Pigments have played an important role in human expression, allowing for the creation of art, decoration, and symbolic representation across cultures for thousands of years. Early civilizations relied on naturally occurring substances like minerals, plants, and even insects to produce a limited palette of colors. The desire for new and more vibrant hues eventually led to a significant advancement in human ingenuity: the deliberate creation of color through chemical processes. This marked a turning point from simply finding colors in nature to actively manufacturing them.
Unveiling the First Synthetic Pigment
The first known synthetic pigment is Egyptian Blue. Chemically identified as calcium copper silicate, its formula is CaCuSi₄O₁₀. This pigment produces a distinct, vibrant blue color, ranging from a pale sky blue to a deeper, rich azure depending on its composition and preparation. Its creation involved a complex manufacturing process, distinguishing it from natural pigments that were simply extracted or ground from their sources.
Its components are combined and subjected to specific conditions to induce a chemical change, resulting in a completely new substance with unique properties. The development of such a material showcased an early understanding of chemistry and material science.
The Science and History of Its Creation
Egyptian Blue was first developed in ancient Egypt around 3100 BCE. Its creation was a sophisticated process that required specific raw materials and controlled high temperatures. The primary ingredients included a silica-rich material, such as sand, along with a copper-containing compound, often malachite or bronze scrapings.
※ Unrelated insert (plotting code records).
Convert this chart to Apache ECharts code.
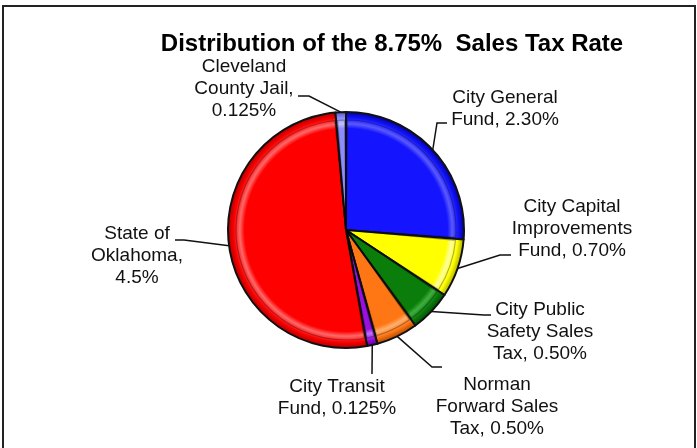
<!DOCTYPE html>
<html>
<head>
<meta charset="utf-8">
<script src="https://cdn.jsdelivr.net/npm/echarts@6/dist/echarts.min.js"></script>
<style>
  html, body { margin: 0; padding: 0; background: #fff; }
  #main { width: 697px; height: 448px; }
</style>
</head>
<body>
<div id="main"></div>
<script>
// slices, clockwise from 12 o'clock
var categories = ['City General Fund', 'City Capital Improvements Fund', 'City Public Safety Sales Tax',
  'Norman Forward Sales Tax', 'City Transit Fund', 'State of Oklahoma', 'Cleveland County Jail']
var rates = [2.30, 0.70, 0.50, 0.50, 0.125, 4.5, 0.125]
var labelTexts = ['City General\nFund, 2.30%', 'City Capital\nImprovements\nFund, 0.70%',
  'City Public\nSafety Sales\nTax, 0.50%', 'Norman\nForward Sales\nTax, 0.50%',
  'City Transit\nFund, 0.125%', 'State of\nOklahoma,\n4.5%', 'Cleveland\nCounty Jail,\n0.125%']

// [base, rim highlight, rim shadow]
var palette = [
  ['#1414ff', '#5a5aff', '#0000a8'],
  ['#ffff00', '#ffffa0', '#b0b000'],
  ['#0a7d0a', '#3fae3f', '#045004'],
  ['#ff7614', '#ffb070', '#b04a00'],
  ['#9a10e0', '#c070ff', '#600090'],
  ['#ff0000', '#ff6a6a', '#b00000'],
  ['#8c8cff', '#c0c0ff', '#5a5ac0']
]

var cx = 346, cy = 230, R = 118

// label centre and leader line bend/end
var labelPos = [
  { x: 505, y: 109, line: [[437, 123], [447, 123]] },
  { x: 572, y: 229, line: [[500, 255], [511, 255]] },
  { x: 540, y: 332, line: [[484, 315], [491, 315]] },
  { x: 497, y: 407, line: [[432, 367], [442, 367]] },
  { x: 337, y: 398, line: [[372, 374]] },
  { x: 137, y: 256, line: [[184, 240], [175, 240]] },
  { x: 244, y: 89, line: [[309, 96], [298, 96]] }
]

function rimFill(c) {
  return {
    type: 'radial', x: cx, y: cy, r: R, global: true,
    colorStops: [
      { offset: 0, color: c[0] },
      { offset: 0.86, color: c[0] },
      { offset: 0.9, color: c[1] },
      { offset: 0.95, color: c[0] },
      { offset: 1, color: c[2] }
    ]
  }
}

var chart = echarts.init(document.getElementById('main'))

chart.setOption({
  animation: false,
  title: {
    text: 'Distribution of the 8.75%  Sales Tax Rate',
    left: 387,
    top: 27,
    textAlign: 'center',
    textStyle: {
      fontFamily: 'Liberation Sans',
      fontWeight: 'bold',
      fontSize: 24,
      color: '#000'
    }
  },
  graphic: [{
    type: 'rect',
    shape: { x: 3, y: 6, width: 692, height: 470 },
    style: { fill: 'none', stroke: '#222', lineWidth: 2 },
    silent: true
  }],
  series: [{
    type: 'pie',
    center: [cx, cy],
    radius: R,
    startAngle: 90,
    clockwise: true,
    avoidLabelOverlap: false,
    data: rates.map(function (v, i) {
      return {
        name: categories[i],
        value: v,
        itemStyle: { color: rimFill(palette[i]) }
      }
    }),
    itemStyle: { borderColor: '#111', borderWidth: 2 },
    label: {
      show: true,
      formatter: function (p) { return labelTexts[p.dataIndex] },
      fontFamily: 'Liberation Sans',
      fontSize: 19,
      lineHeight: 22,
      color: '#111'
    },
    labelLine: {
      show: true,
      lineStyle: { color: '#111', width: 1.5 }
    },
    labelLayout: function (params) {
      var lp = labelPos[params.dataIndex]
      var res = { x: lp.x, y: lp.y, align: 'center', verticalAlign: 'middle' }
      if (params.labelLinePoints && params.labelLinePoints[0]) {
        res.labelLinePoints = [params.labelLinePoints[0]].concat(lp.line)
      }
      return res
    }
  }, {
    // inset bevel outline
    type: 'pie',
    center: [cx, cy],
    radius: R - 8,
    startAngle: 90,
    clockwise: true,
    padAngle: 1.5,
    silent: true,
    label: { show: false },
    labelLine: { show: false },
    data: rates.map(function (v, i) { return { name: categories[i], value: v } }),
    itemStyle: { color: 'rgba(0,0,0,0)', borderColor: 'rgba(0,0,0,0.3)', borderWidth: 1.2 }
  }]
})
</script>
</body>
</html>
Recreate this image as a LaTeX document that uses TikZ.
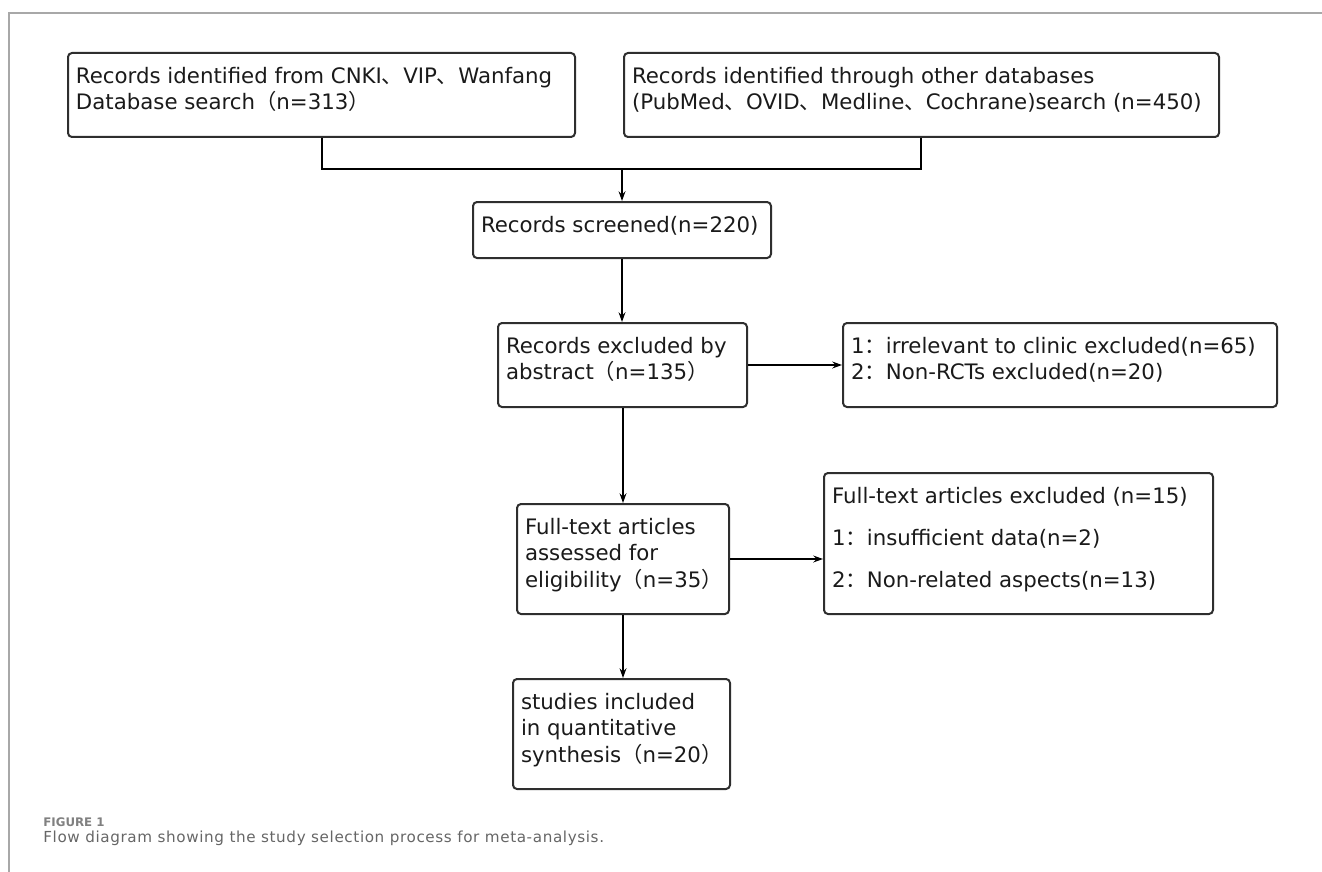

Calcium carbonate, derived from limestone or shells, and an alkali flux, like natron or plant ash, were also essential components.
These raw materials were mixed and heated to temperatures ranging from 800 to 1000 degrees Celsius. This high heat facilitated a solid-state reaction, where the individual components chemically reacted to form the crystalline structure of calcium copper silicate. The process was likely discovered through extensive trial and error by ancient Egyptian artisans and chemists, who sought to replicate the prized blue hues of natural lapis lazuli. Their ability to consistently produce this complex compound highlights their advanced understanding of pyrotechnology and material transformation.
Its Enduring Legacy
Egyptian Blue saw widespread use across ancient Egypt, becoming a staple in their artistic and architectural endeavors. It adorned tomb paintings, sarcophagi, statues, and even funerary objects, providing a lasting blue hue that symbolized divinity and the heavens. Its stability and resistance to fading made it an ideal pigment for these enduring works.
The pigment’s influence extended beyond Egypt, traveling through trade routes to other civilizations. Evidence of Egyptian Blue has been found in Roman frescoes, Greek sculptures, and even Mesopotamian artifacts, demonstrating its broad appeal and technological significance across the ancient world. Its use gradually declined with the fall of the Roman Empire and the emergence of new, more easily produced pigments like ultramarine. However, the pigment’s remarkable longevity and unique optical properties have led to its rediscovery and study in modern times. Contemporary scientific research continues to explore its chemical structure and potential applications, recognizing its place as a pioneering achievement in synthetic chemistry.